> Required task:
Could you copy exactly the lines from the start of the records through the one containing "import * as echarts from 'echarts';", both included, and leave out the pictures?

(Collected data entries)

>>

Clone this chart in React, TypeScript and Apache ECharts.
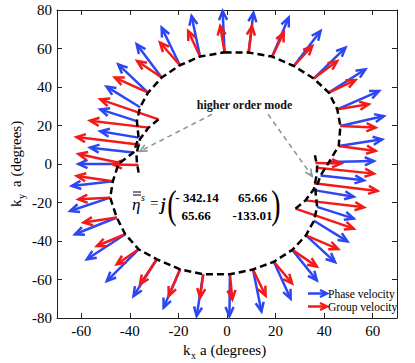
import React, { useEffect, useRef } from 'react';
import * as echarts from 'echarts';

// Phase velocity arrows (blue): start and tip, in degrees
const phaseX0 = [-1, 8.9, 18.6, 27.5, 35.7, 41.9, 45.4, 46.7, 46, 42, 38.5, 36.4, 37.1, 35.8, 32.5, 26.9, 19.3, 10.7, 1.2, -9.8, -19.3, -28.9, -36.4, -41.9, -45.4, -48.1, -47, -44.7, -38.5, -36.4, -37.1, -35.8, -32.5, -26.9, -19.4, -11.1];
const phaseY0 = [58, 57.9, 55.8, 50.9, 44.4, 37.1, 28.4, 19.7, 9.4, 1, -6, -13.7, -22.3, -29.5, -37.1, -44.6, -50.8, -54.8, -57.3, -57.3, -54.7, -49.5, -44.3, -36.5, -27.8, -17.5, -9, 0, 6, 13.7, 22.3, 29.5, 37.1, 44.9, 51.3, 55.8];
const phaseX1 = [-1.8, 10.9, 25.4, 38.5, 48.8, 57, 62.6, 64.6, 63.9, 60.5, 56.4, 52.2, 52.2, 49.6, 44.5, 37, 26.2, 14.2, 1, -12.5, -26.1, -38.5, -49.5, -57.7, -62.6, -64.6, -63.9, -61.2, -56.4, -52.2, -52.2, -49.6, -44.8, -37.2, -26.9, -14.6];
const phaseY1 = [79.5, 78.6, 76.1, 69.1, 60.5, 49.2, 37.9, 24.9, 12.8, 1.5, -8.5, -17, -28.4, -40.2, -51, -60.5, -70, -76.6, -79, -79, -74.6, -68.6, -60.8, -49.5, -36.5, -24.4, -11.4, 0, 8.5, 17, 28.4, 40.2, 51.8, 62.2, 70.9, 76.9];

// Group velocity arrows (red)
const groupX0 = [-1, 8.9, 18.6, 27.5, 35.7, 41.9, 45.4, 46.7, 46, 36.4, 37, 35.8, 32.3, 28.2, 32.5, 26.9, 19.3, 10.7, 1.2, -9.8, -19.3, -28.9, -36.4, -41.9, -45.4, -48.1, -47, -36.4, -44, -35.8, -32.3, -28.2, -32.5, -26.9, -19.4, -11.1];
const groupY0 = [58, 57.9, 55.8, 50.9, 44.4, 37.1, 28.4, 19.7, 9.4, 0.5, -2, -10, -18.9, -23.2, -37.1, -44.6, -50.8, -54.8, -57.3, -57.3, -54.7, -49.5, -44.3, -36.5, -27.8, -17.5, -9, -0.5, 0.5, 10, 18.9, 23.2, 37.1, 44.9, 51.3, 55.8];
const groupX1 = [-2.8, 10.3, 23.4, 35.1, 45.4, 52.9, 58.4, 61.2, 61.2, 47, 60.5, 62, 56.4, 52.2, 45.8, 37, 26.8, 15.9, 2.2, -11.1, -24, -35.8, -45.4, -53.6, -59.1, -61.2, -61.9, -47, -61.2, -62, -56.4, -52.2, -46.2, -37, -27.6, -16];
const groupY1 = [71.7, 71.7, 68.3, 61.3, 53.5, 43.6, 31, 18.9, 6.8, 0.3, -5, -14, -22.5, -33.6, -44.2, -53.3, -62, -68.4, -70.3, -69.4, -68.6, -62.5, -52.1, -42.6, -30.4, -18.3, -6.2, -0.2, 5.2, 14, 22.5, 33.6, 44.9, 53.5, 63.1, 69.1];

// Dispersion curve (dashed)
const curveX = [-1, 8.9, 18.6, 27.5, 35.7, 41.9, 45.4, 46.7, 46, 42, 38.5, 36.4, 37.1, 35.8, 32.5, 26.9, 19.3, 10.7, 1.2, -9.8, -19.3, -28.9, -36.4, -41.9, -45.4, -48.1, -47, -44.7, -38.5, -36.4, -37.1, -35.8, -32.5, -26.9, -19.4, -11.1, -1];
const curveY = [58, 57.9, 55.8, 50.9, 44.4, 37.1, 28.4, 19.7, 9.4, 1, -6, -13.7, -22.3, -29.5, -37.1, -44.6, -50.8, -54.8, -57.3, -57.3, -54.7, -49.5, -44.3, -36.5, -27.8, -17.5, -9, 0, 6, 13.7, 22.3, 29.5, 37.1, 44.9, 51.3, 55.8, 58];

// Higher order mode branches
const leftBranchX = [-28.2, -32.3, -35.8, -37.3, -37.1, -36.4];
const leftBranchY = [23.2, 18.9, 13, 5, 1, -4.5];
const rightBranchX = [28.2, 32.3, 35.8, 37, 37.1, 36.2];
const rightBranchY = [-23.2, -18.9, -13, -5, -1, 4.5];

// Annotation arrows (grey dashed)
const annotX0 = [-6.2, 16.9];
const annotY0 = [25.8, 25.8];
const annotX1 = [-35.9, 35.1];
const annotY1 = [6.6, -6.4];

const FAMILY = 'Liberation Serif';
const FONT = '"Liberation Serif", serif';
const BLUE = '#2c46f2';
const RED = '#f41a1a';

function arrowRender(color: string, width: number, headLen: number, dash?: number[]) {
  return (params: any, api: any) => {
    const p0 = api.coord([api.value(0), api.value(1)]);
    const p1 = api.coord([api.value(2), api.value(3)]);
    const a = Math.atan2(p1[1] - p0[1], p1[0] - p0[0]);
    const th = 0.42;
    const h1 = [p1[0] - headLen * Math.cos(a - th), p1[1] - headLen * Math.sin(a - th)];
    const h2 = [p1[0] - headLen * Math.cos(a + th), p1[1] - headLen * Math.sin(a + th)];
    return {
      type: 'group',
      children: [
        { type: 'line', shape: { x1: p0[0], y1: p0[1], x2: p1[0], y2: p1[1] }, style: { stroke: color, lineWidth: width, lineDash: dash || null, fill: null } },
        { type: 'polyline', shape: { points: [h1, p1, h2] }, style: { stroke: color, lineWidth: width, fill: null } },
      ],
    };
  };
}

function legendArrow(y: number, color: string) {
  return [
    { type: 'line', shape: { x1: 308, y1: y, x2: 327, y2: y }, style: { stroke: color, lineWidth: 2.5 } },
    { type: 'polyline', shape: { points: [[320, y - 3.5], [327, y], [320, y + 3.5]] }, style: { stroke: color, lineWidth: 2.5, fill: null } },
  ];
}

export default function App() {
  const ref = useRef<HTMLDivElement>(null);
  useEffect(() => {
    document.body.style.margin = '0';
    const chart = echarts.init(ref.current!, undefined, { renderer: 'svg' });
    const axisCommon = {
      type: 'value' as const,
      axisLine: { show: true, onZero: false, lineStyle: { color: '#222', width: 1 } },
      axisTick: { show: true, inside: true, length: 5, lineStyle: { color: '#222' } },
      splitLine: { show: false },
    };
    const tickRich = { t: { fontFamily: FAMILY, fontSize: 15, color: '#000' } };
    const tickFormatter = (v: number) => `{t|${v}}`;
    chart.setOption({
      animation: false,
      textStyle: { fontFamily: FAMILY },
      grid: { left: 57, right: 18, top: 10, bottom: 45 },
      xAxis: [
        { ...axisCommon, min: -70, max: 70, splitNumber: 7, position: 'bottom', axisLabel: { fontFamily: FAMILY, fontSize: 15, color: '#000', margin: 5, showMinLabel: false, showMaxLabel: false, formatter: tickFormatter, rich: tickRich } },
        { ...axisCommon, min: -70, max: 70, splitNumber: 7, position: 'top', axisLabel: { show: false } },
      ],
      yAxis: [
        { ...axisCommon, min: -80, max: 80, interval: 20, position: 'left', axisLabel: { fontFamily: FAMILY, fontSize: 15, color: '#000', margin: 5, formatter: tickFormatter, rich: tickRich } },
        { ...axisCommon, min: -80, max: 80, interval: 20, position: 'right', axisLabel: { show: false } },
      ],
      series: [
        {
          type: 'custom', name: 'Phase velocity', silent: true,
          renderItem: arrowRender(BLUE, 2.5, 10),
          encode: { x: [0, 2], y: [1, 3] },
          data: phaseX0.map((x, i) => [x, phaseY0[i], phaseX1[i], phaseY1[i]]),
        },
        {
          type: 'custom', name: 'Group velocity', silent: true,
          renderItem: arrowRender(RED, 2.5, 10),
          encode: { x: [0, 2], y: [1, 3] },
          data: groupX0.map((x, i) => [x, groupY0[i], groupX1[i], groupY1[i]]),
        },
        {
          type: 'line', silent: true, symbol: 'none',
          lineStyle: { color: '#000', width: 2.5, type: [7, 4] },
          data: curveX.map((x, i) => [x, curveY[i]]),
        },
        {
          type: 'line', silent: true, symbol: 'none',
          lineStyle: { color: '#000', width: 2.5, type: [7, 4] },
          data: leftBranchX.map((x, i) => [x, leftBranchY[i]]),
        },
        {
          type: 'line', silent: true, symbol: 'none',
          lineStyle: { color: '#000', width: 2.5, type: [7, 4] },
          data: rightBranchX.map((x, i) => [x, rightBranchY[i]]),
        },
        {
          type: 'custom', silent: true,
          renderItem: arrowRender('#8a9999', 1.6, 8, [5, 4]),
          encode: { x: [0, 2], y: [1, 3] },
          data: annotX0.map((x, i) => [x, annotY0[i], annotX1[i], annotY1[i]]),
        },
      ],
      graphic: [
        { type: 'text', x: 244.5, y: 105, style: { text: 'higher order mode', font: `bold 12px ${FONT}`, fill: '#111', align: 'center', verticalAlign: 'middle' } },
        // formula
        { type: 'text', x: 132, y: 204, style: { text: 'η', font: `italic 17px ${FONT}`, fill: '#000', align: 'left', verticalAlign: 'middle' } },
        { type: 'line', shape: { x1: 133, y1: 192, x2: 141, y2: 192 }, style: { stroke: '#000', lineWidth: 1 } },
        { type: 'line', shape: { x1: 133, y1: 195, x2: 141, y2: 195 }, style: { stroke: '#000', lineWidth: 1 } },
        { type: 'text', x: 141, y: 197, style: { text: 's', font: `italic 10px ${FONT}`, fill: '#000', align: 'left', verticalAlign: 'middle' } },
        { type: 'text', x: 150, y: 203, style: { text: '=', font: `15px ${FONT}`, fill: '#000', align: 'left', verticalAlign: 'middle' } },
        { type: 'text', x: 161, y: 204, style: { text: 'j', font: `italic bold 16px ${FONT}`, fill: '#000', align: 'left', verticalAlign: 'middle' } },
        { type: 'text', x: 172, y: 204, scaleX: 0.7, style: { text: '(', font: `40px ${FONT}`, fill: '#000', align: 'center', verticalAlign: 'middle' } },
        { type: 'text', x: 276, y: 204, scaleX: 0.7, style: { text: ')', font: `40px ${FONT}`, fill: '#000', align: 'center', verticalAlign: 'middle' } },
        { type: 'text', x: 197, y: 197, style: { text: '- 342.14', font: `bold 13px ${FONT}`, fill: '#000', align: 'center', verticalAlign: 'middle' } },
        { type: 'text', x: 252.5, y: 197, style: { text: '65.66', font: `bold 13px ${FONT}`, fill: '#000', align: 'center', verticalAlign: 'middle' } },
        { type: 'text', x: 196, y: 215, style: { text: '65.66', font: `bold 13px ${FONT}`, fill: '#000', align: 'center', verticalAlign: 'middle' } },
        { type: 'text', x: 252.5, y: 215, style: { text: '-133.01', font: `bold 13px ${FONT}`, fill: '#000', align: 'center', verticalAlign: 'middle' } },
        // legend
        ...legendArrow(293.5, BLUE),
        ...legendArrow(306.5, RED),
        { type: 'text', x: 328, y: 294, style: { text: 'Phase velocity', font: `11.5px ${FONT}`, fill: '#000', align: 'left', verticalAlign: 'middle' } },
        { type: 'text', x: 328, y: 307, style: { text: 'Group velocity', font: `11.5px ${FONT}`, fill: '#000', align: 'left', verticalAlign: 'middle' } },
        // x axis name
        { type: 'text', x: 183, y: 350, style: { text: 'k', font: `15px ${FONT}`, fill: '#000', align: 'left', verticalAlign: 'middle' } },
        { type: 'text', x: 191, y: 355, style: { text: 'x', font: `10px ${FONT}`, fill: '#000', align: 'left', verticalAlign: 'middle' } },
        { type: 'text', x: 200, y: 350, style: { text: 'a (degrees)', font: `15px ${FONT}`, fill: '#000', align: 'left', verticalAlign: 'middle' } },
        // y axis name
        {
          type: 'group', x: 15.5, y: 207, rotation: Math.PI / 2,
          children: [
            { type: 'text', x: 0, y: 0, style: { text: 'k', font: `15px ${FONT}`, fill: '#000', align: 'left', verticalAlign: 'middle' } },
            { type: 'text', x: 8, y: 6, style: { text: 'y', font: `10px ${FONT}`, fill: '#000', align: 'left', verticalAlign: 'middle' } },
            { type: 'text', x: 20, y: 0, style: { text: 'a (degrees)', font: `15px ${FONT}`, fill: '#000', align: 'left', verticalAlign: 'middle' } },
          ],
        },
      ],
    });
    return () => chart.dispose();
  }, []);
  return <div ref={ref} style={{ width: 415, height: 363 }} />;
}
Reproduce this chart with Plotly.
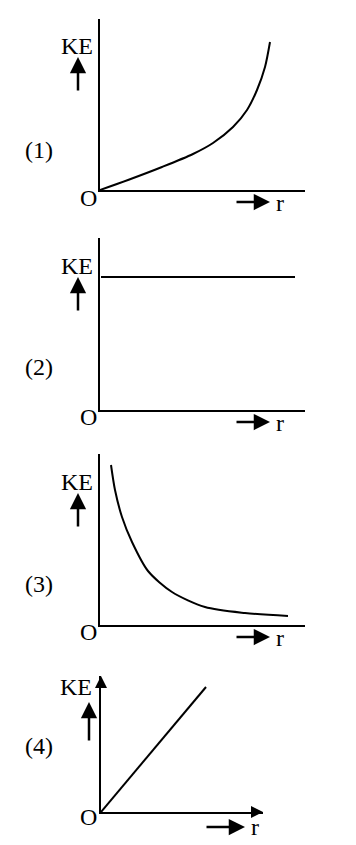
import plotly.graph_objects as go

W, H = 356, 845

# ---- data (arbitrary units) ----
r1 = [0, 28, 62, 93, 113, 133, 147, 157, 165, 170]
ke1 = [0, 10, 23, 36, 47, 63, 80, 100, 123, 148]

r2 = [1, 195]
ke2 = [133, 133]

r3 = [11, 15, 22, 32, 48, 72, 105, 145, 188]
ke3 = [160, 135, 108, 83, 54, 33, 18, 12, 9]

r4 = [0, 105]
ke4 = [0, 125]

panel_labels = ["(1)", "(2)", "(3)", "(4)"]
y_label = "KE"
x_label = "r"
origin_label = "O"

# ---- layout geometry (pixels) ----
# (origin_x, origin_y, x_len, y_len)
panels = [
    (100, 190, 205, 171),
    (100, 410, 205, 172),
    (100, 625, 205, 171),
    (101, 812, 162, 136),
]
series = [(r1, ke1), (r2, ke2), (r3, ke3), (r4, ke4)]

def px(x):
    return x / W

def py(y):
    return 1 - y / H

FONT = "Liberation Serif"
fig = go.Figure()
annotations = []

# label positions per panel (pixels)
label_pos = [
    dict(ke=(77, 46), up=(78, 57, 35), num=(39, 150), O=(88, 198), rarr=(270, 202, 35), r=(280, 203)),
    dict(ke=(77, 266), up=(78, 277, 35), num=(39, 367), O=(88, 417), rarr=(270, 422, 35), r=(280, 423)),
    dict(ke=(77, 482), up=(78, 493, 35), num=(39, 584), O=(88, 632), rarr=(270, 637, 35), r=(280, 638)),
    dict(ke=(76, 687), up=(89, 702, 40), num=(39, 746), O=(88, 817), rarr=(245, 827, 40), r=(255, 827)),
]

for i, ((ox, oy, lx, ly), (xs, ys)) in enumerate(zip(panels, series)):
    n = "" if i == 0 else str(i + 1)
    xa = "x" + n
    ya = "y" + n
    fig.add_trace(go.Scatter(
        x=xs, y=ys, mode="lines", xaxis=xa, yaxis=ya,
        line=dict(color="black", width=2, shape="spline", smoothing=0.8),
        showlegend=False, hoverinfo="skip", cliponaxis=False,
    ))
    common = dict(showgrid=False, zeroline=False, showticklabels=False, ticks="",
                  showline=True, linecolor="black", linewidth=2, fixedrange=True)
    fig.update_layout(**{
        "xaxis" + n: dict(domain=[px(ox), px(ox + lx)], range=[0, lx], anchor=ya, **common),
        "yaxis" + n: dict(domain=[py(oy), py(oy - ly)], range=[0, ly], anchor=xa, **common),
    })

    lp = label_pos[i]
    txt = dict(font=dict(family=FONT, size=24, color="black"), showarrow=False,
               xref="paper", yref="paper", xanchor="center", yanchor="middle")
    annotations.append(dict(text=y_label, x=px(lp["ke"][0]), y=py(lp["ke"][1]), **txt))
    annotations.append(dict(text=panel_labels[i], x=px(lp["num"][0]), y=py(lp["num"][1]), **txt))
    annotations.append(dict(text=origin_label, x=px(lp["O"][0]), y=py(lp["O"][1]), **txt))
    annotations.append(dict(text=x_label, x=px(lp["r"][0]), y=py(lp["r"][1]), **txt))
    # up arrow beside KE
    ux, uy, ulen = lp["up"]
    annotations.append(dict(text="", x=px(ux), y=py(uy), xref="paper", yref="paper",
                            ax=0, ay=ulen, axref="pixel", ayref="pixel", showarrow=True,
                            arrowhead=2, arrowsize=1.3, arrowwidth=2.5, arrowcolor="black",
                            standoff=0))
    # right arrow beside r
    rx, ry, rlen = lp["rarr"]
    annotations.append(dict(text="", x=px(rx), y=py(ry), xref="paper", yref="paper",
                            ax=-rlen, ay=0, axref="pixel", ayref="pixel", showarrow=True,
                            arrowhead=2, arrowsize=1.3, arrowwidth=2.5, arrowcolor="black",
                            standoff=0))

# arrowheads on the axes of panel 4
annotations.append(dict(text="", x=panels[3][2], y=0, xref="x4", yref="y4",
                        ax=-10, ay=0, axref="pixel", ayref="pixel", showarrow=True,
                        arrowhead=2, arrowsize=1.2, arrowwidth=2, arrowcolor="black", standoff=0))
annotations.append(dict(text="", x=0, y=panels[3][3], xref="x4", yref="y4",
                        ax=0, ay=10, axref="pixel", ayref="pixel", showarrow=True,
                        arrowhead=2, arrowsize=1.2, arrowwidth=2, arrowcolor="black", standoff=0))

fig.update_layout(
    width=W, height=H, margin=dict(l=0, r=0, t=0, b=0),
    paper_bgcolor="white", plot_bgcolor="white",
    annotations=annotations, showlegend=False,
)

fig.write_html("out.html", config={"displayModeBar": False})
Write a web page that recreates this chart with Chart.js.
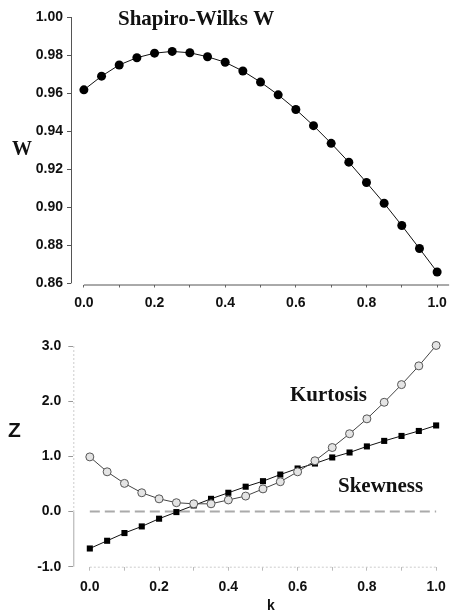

<<

> Exercise result:
Clone this chart in React, TypeScript and Apache ECharts.
import React, { useEffect, useRef } from 'react';
import * as echarts from 'echarts';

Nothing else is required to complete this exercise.